WORK INSTRUCTIONS: Restate exactly the lines that run from the start of the records below to the line containing "and further studied.</text>", counting both ends, and nothing else; pictures stay out.

INPUT RECORDS:
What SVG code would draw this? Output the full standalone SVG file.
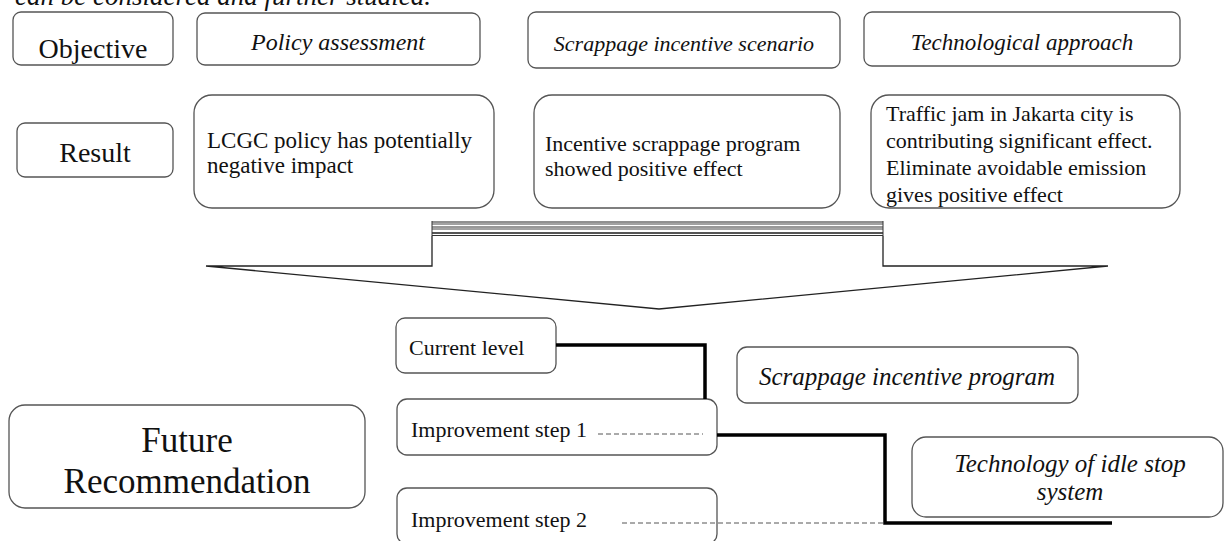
<svg xmlns="http://www.w3.org/2000/svg" width="1226" height="541" viewBox="0 0 1226 541">
<style>
.box{fill:#fff;stroke:#555;stroke-width:1.3}
.t{font-family:"Liberation Serif","Times New Roman",serif;fill:#111}
.i{font-style:italic}
.thick{fill:none;stroke:#000;stroke-width:3.5}
.dash{fill:none;stroke:#555;stroke-width:1;stroke-dasharray:5 3}
.arrow{fill:#fff;stroke:#222;stroke-width:1.3}
</style>
<rect width="1226" height="541" fill="#fff"/>
<text class="t i" x="15" y="5" font-size="27">can be considered and further studied.</text>

<g id="objective"><rect class="box" x="13" y="12" width="160" height="53" rx="8"/><text class="t" x="93" y="58" font-size="28" text-anchor="middle">Objective</text></g>
<g id="policy-assessment"><rect class="box" x="197" y="13" width="283" height="52" rx="8"/><text class="t i" x="338" y="50" font-size="24" text-anchor="middle">Policy assessment</text></g>
<g id="scrappage-scenario"><rect class="box" x="528" y="12" width="312" height="56" rx="8"/><text class="t i" x="684" y="51" font-size="22" text-anchor="middle">Scrappage incentive scenario</text></g>
<g id="technological-approach"><rect class="box" x="864" y="12" width="316" height="54" rx="8"/><text class="t i" x="1022" y="50" font-size="23" text-anchor="middle">Technological approach</text></g>

<g id="result"><rect class="box" x="17" y="123" width="156" height="54" rx="8"/><text class="t" x="95" y="162" font-size="28" text-anchor="middle">Result</text></g>
<g id="lcgc"><rect class="box" x="194" y="95" width="300" height="113" rx="18"/><text class="t" font-size="23"><tspan x="207" y="148">LCGC policy has potentially</tspan><tspan x="207" y="173">negative impact</tspan></text></g>
<g id="incentive-result"><rect class="box" x="534" y="95" width="306" height="113" rx="18"/><text class="t" font-size="22"><tspan x="545" y="151">Incentive scrappage program</tspan><tspan x="545" y="176">showed positive effect</tspan></text></g>
<g id="traffic"><rect class="box" x="871" y="95" width="309" height="113" rx="18"/><text class="t" font-size="22"><tspan x="886" y="121">Traffic jam in Jakarta city is</tspan><tspan x="886" y="148">contributing significant effect.</tspan><tspan x="886" y="175">Eliminate avoidable emission</tspan><tspan x="886" y="202">gives positive effect</tspan></text></g>

<g id="merge-arrow">
<path class="arrow" d="M432 236 L432 266 L206 266 L659 309 L1108 266 L883 266 L883 236"/>
<rect x="432" y="221" width="451" height="15" fill="#fff" stroke="none"/>
<line x1="432" y1="222" x2="883" y2="222" stroke="#222" stroke-width="1.2"/>
<line x1="432" y1="224" x2="883" y2="224" stroke="#444" stroke-width="1"/>
<line x1="432" y1="227" x2="883" y2="227" stroke="#333" stroke-width="1.2"/>
<line x1="432" y1="229" x2="883" y2="229" stroke="#444" stroke-width="1"/>
<line x1="432" y1="233" x2="883" y2="233" stroke="#555" stroke-width="2"/>
<line x1="432" y1="235.5" x2="883" y2="235.5" stroke="#333" stroke-width="1.2"/>
<line x1="432" y1="221" x2="432" y2="236" stroke="#333" stroke-width="1"/>
<line x1="883" y1="221" x2="883" y2="236" stroke="#333" stroke-width="1"/>
</g>

<g id="future-recommendation"><rect class="box" x="9" y="405" width="356" height="103" rx="16"/><text class="t" font-size="35" text-anchor="middle"><tspan x="187" y="452">Future</tspan><tspan x="187" y="493">Recommendation</tspan></text></g>
<g id="current-level"><rect class="box" x="396" y="318" width="160" height="55" rx="9"/><text class="t" x="409" y="355" font-size="22">Current level</text></g>
<g id="step1"><rect class="box" x="397" y="399" width="320" height="56" rx="10"/><text class="t" x="411" y="437" font-size="22">Improvement step 1</text></g>
<g id="step2"><rect class="box" x="397" y="488" width="320" height="56" rx="10"/><text class="t" x="411" y="527" font-size="22">Improvement step 2</text></g>
<g id="scrappage-program"><rect class="box" x="737" y="347" width="341" height="56" rx="10"/><text class="t i" x="907" y="385" font-size="25" text-anchor="middle">Scrappage incentive program</text></g>
<g id="idle-stop"><rect class="box" x="912" y="437" width="311" height="80" rx="14"/><text class="t i" font-size="25" text-anchor="middle"><tspan x="1070" y="472">Technology of idle stop</tspan><tspan x="1070" y="500">system</tspan></text></g>

<g id="connectors">
<polyline class="thick" points="556,345 705,345 705,399"/>
<polyline class="thick" points="717,435 885,435 885,523 1112,523"/>
<line class="dash" x1="598" y1="434" x2="703" y2="434"/>
<line class="dash" x1="622" y1="523" x2="885" y2="523"/>
</g>
</svg>
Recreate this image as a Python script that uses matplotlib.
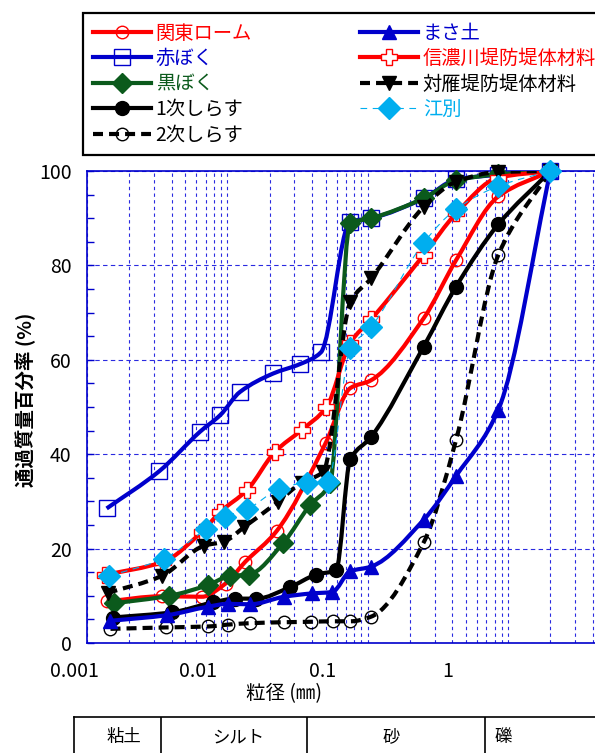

THE ANSWER:
What SVG code would draw this? Output the full standalone SVG file.
<svg xmlns="http://www.w3.org/2000/svg" width="1226" height="541" viewBox="0 0 1226 541">
<style>
.box{fill:#fff;stroke:#555;stroke-width:1.3}
.t{font-family:"Liberation Serif","Times New Roman",serif;fill:#111}
.i{font-style:italic}
.thick{fill:none;stroke:#000;stroke-width:3.5}
.dash{fill:none;stroke:#555;stroke-width:1;stroke-dasharray:5 3}
.arrow{fill:#fff;stroke:#222;stroke-width:1.3}
</style>
<rect width="1226" height="541" fill="#fff"/>
<text class="t i" x="15" y="5" font-size="27">can be considered and further studied.</text>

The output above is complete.